Here’s the life-long instruction set in one declarative sentence – Practice keeping your adrenals from closing your heart and making you their Bitch, i.e. temporarily insane.
Right now, as I’m crafting this blog post, I’m sitting in my office and my body is splattered with chronic uticaria (Hives – No. 12 of the 50 most common ways our adrenals kick our ass). Big red random welts that itch like crazy show up daily, here, there and everywhere. When they erupt on my lips I look like I’ve come out on the bad end of a Saturday night bar brawl. On my eyebrow they swell and close one eye making it look like I’ve stroked out. When they swell my inguinal crease, you’ll find me standing around like an on-deck baseball player with one hand or the other perpetually down the front of my pants. This adrenal-generated stress response can be a real pain in the ass, literally.
So, since I know that this condition and all kinds of others often result from piling too much stress on my brain and body, what’s really going on? And more importantly, what might I do to keep it from continuing down this heart-closing, crazy-making path? Excessive stress hormones circulating in the brain and body, invariably impair our response ability.
HPA All the Way
The brain and body work together to process stress along something called the HPA axis. HPA stands for Hypothalmic-Pituitary-Adrenal. That’s the electro-chemical route that gets activated in response to my wife going in for surgery, for example (which is clearly related to this current hives flareup. She went under the knife, but my body acts as if it’s being cut). My brain works this axis all day long from sunup to sundown. It only becomes problematic when the levels of stress hormones exceed a threshold my body can easily manage. A major problem for me is that I’m not sufficiently tuned in to my body to know when I’ve surpassed those stress levels – when I’ve “jumped the hump.” I very often only find out after the fact, like when I get a headache, or I suddenly break out in hives, or I get a traffic ticket (traffic tickets are usually the result of me not paying close enough attention to the road because I’m off in the clouds thinking about something that’s majorly stressing me).
And the thoughts I think, it turns out, are in reality probably THE major stressors in my life. Only I rarely realize it. I erroneously think the stressors are other people, places and circumstances. Rarely does the Cougar have my Leg, but the thoughts I think end up making my body believe one does. My adrenals generate high levels of stress hormones very much as they would if a real Cougar did actually have my leg. Or a real grizzly bear.

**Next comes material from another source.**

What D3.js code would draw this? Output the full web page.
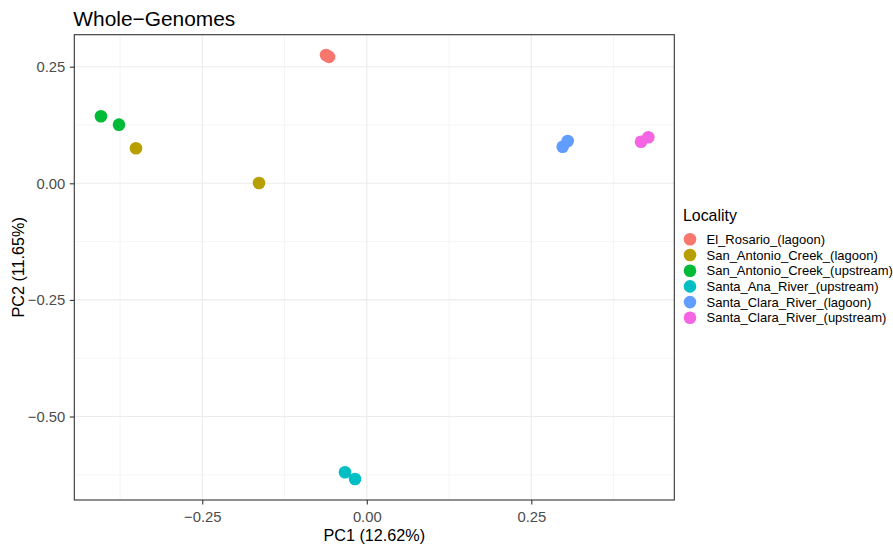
<!DOCTYPE html>
<html><head><meta charset="utf-8">
<script src="https://cdn.jsdelivr.net/npm/d3@7"></script>
<style>body{margin:0;background:#fff;} text{font-family:"Liberation Sans",Arial,sans-serif;}</style>
</head><body>
<svg id="c" width="893" height="544"></svg>
<script>
const categories = ["El_Rosario_(lagoon)","San_Antonio_Creek_(lagoon)","San_Antonio_Creek_(upstream)","Santa_Ana_River_(upstream)","Santa_Clara_River_(lagoon)","Santa_Clara_River_(upstream)"];
const colors = ["#F8766D","#B79F00","#00BA38","#00BFC4","#619CFF","#F564E3"];
const pc1 = [-0.062,-0.0574,-0.3508,-0.1638,-0.404,-0.3766,-0.0331,-0.0179,0.2977,0.3053,0.4167,0.4278];
const pc2 = [0.275,0.271,0.075,0.0006,0.1437,0.1257,-0.6196,-0.634,0.0785,0.0907,0.0892,0.0986];
const locality = [0,0,1,1,2,2,3,3,4,4,5,5];
const xTicks = [-0.25,0,0.25];
const yTicks = [0.25,0,-0.25,-0.5];
const xMinor = [-0.375,-0.125,0.125,0.375];
const yMinor = [0.125,-0.125,-0.375,-0.625];

const svg = d3.select("#c");
const L=74.3,R=674.3,T=34.7,B=500;
const x = d3.scaleLinear().domain([-0.4445,0.4673]).range([L,R]);
const y = d3.scaleLinear().domain([-0.679,0.3186]).range([B,T]);
const fmt = v => d3.format(".2f")(v).replace("-","\u2212");

const g = svg.append("g");
g.selectAll(".xm").data(xMinor).join("line").attr("x1",d=>x(d)).attr("x2",d=>x(d)).attr("y1",T).attr("y2",B).attr("stroke","#ebebeb").attr("stroke-width",0.55);
g.selectAll(".ym").data(yMinor).join("line").attr("y1",d=>y(d)).attr("y2",d=>y(d)).attr("x1",L).attr("x2",R).attr("stroke","#ebebeb").attr("stroke-width",0.55);
g.selectAll(".xM").data(xTicks).join("line").attr("x1",d=>x(d)).attr("x2",d=>x(d)).attr("y1",T).attr("y2",B).attr("stroke","#ebebeb").attr("stroke-width",1.1);
g.selectAll(".yM").data(yTicks).join("line").attr("y1",d=>y(d)).attr("y2",d=>y(d)).attr("x1",L).attr("x2",R).attr("stroke","#ebebeb").attr("stroke-width",1.1);

// points
svg.append("g").selectAll("circle").data(pc1.map((v,i)=>({x:v,y:pc2[i],c:locality[i]})))
  .join("circle").attr("cx",d=>x(d.x)).attr("cy",d=>y(d.y)).attr("r",6.3).attr("fill",d=>colors[d.c]);

svg.append("rect").attr("x",L).attr("y",T).attr("width",R-L).attr("height",B-T).attr("fill","none").attr("stroke","#333").attr("stroke-width",1.1);

// axes
const xa = svg.append("g").attr("transform",`translate(0,${B})`).call(d3.axisBottom(x).tickValues(xTicks).tickFormat(fmt).tickSize(4.5).tickPadding(7));
const ya = svg.append("g").attr("transform",`translate(${L},0)`).call(d3.axisLeft(y).tickValues(yTicks).tickFormat(fmt).tickSize(4.5).tickPadding(4.5));
[xa,ya].forEach(a=>{a.select(".domain").remove();a.selectAll("line").attr("stroke","#333").attr("stroke-width",1.1);
  a.selectAll("text").attr("fill","#4d4d4d").style("font-size","14.8px").style("font-family","'Liberation Sans',Arial,sans-serif");});

svg.append("text").attr("x",(L+R)/2).attr("y",540.5).attr("text-anchor","middle").style("font-size","16.2px").text("PC1 (12.62%)");
svg.append("text").attr("transform",`translate(24,${(T+B)/2}) rotate(-90)`).attr("text-anchor","middle").style("font-size","16.2px").text("PC2 (11.65%)");
svg.append("text").attr("x",L-1).attr("y",26).style("font-size","20.9px").text("Whole\u2212Genomes");

// legend
const lg = svg.append("g");
lg.append("text").attr("x",683).attr("y",220.7).style("font-size","15.9px").text("Locality");
const rows = lg.selectAll(".r").data(categories).join("g").attr("transform",(d,i)=>`translate(0,${239.3+i*15.7})`);
rows.append("circle").attr("cx",690).attr("cy",0).attr("r",6.3).attr("fill",(d,i)=>colors[i]);
rows.append("text").attr("x",706.5).attr("y",4.6).style("font-size","13px").text(d=>d);
</script>
</body></html>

A simple example from yesterday: I’m reading Laurence Gonzales’s excellent book, Surviving Survival. It’s an account of how the brain and body are profoundly changed in the wake of major trauma and describes the struggles that roughly a dozen people have had to go through in the aftermath. I’m reading about survivors of grizzly bear attacks. As I’m reading, because Laurence is such a compelling writer, I’m actually feeling what it might feel like to really BE attacked by a grizzly bear. Spurred on by the adrenal response in my body, I go on the Internet and find pictures of the actual people who’ve survived these bear maulings. They are not pretty pictures. If my adrenal response wasn’t great enough from just reading the text, the pictures further trigger an increased flood of adrenaline and cortisol. It’s not too long until I actually have to put the book down, leash up the dogs and go for a long, heavy-breathing Discharge Walk.
So that’s one way to skillfully manage my adrenals: exercise.
Who’s Minding the Mind?
Another is to practice minding my thinking. My brain and the world are complex beyond measure. It does very little good to try to plan for millions of contingencies that in all likelihood will never happen. To underscore this tendency, recent email signature displayed Zen teacher, Charlotte Joko Beck asserting:
“Life is not a safe space. It never was and it never will be. If we’ve hit the eye of the hurricane for a year or two, it still can’t be counted on. There is no safe space, not for your money, not for ourselves, not for those we love….And it’s not our business to worry about that.”
So, that’s my job: to realize that my brain, together with the brains of the other 7 billion plus people on the planet comprise networks of unimaginable and unpredictable complexity, and to do my best not to worry about the terrors and tragedies that might befall me near or far on up the road. Rather, I’d be better served to follow Gonzales’s 12 Rules for Surviving Survival, one of which is to think about what’s directly in front of me and to trust that my brain and body are sufficiently resilient to get me through whatever crises may arise – much as they always have; including a grizzly bear managing to board the ferry on the mainland in Mukilteo, make it over here to Whidbey Island, and attack me one day while I’m out walking the abandoned golf course across the street from the house. It will most likely be yet one more opportunity for compassionately ramping up AMP – Adrenal Management Practice.